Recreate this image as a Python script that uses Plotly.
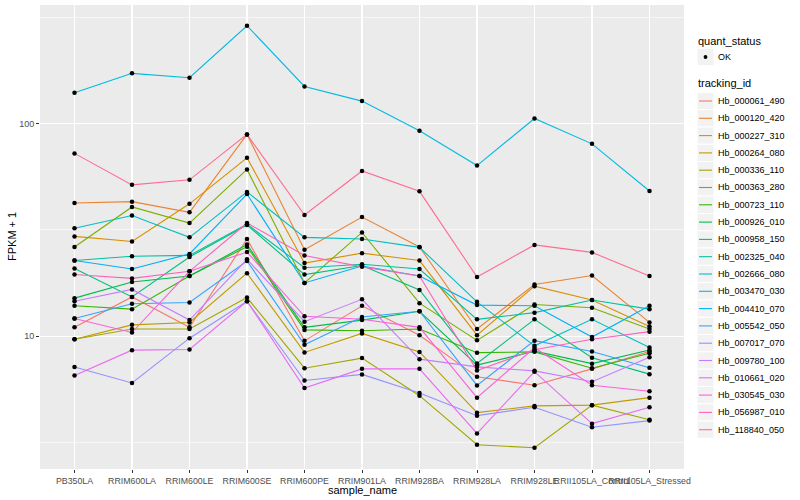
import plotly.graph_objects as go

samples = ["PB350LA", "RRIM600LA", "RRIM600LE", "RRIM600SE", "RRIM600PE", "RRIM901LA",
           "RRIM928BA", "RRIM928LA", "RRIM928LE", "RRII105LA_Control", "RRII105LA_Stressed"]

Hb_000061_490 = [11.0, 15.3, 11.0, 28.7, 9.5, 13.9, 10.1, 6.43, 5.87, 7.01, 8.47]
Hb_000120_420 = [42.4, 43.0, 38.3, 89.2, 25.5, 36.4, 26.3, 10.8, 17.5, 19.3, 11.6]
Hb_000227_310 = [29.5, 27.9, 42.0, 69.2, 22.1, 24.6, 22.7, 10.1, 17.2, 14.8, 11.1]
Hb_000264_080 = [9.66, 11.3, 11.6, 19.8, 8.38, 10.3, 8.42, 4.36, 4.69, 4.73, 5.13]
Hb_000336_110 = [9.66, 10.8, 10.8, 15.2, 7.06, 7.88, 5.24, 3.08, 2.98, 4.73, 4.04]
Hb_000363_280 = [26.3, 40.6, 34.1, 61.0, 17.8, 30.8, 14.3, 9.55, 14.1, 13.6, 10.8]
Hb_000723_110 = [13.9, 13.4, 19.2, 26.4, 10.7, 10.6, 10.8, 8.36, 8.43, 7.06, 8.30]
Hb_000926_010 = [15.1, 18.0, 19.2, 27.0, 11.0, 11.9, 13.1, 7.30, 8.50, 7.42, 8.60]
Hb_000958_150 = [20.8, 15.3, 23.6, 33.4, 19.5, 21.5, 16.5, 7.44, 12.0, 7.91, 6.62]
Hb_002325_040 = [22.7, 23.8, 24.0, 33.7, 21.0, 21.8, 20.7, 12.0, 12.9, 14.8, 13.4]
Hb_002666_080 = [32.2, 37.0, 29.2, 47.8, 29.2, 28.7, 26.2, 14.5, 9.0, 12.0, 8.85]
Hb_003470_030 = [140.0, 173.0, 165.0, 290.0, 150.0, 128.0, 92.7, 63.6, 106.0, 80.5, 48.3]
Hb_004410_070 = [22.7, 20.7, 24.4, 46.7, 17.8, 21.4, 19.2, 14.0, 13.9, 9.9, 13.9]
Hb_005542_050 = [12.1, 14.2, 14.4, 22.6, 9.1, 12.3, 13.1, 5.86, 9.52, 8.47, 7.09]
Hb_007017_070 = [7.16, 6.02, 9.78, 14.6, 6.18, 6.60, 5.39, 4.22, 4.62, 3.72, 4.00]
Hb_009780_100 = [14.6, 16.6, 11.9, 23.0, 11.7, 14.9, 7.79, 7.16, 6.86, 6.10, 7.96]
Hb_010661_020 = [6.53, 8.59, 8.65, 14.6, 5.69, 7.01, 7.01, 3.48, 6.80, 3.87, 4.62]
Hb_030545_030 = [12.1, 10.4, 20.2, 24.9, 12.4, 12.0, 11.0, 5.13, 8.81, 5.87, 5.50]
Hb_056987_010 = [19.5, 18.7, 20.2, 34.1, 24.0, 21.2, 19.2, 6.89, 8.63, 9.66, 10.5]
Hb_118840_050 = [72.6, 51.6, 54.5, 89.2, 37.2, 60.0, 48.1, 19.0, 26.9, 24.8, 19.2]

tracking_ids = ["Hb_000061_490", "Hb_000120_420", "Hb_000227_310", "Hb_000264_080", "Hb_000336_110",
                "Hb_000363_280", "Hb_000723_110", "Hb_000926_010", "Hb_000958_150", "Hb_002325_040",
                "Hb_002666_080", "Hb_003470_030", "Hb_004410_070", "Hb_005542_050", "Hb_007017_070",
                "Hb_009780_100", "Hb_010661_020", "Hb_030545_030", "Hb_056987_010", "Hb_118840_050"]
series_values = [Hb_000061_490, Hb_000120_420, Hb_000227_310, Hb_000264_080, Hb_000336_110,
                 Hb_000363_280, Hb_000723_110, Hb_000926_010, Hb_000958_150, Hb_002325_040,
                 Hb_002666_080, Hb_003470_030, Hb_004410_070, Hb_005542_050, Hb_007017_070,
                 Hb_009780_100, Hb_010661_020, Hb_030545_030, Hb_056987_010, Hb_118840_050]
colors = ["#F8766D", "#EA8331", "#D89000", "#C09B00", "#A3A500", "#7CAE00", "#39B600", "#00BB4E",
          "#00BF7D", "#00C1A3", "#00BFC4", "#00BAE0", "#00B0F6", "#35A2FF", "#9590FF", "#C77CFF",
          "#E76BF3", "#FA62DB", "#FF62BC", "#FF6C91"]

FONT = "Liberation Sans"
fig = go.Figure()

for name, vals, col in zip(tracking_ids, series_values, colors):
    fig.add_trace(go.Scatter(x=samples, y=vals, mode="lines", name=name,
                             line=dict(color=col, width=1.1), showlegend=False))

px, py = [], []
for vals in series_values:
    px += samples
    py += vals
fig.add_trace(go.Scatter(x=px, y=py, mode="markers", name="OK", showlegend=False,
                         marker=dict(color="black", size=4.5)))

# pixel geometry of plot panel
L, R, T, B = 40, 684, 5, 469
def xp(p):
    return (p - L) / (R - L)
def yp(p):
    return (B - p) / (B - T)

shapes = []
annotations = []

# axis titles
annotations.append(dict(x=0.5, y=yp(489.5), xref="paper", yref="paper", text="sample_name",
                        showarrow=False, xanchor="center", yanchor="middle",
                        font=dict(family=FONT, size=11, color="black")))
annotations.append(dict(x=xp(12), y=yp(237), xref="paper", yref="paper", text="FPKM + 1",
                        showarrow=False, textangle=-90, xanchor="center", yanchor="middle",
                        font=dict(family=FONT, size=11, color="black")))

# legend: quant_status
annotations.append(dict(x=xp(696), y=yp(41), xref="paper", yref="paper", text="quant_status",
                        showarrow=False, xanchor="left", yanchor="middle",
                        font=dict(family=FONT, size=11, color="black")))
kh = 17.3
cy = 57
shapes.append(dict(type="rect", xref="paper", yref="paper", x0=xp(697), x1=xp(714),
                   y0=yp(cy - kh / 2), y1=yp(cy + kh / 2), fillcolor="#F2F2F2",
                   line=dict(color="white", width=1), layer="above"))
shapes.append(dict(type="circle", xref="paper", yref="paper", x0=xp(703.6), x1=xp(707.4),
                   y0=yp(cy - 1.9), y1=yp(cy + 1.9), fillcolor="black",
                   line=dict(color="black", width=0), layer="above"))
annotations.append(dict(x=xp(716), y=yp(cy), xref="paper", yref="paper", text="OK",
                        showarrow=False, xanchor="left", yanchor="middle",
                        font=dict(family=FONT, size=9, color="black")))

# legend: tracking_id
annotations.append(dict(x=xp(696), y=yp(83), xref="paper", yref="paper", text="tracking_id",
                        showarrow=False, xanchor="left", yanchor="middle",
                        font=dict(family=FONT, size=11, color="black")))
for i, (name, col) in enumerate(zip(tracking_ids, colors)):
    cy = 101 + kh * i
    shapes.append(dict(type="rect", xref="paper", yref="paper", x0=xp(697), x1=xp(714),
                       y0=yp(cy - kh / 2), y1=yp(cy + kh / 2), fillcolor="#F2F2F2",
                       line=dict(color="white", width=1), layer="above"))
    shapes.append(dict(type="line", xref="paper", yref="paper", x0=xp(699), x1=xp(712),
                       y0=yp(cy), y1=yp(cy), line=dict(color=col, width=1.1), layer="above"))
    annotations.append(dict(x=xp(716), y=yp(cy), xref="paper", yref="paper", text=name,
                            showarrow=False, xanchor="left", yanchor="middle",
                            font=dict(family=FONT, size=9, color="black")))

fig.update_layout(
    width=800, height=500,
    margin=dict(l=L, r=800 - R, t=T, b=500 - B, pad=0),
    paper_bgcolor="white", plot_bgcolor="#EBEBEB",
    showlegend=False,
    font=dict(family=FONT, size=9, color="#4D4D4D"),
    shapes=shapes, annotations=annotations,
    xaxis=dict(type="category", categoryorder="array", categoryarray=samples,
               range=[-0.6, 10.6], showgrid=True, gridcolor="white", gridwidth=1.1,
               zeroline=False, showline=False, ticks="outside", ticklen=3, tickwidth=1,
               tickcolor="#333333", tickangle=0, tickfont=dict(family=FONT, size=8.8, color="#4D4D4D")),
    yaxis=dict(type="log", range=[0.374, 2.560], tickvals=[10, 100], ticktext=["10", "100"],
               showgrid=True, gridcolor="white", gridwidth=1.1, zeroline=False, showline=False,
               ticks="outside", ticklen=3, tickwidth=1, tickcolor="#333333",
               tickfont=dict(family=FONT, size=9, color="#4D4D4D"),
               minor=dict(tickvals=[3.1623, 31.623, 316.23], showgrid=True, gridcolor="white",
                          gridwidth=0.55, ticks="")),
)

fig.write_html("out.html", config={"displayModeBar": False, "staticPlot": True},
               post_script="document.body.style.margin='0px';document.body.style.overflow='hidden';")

━━━━━━━━━━━━━━━━

Task brief: Each line from the top of the material through the line containing "import plotly.graph_objects as go" should be reproduced exactly; please drop any images.

Problem solution:
Recreate this image as a Python script that uses Plotly.
import plotly.graph_objects as go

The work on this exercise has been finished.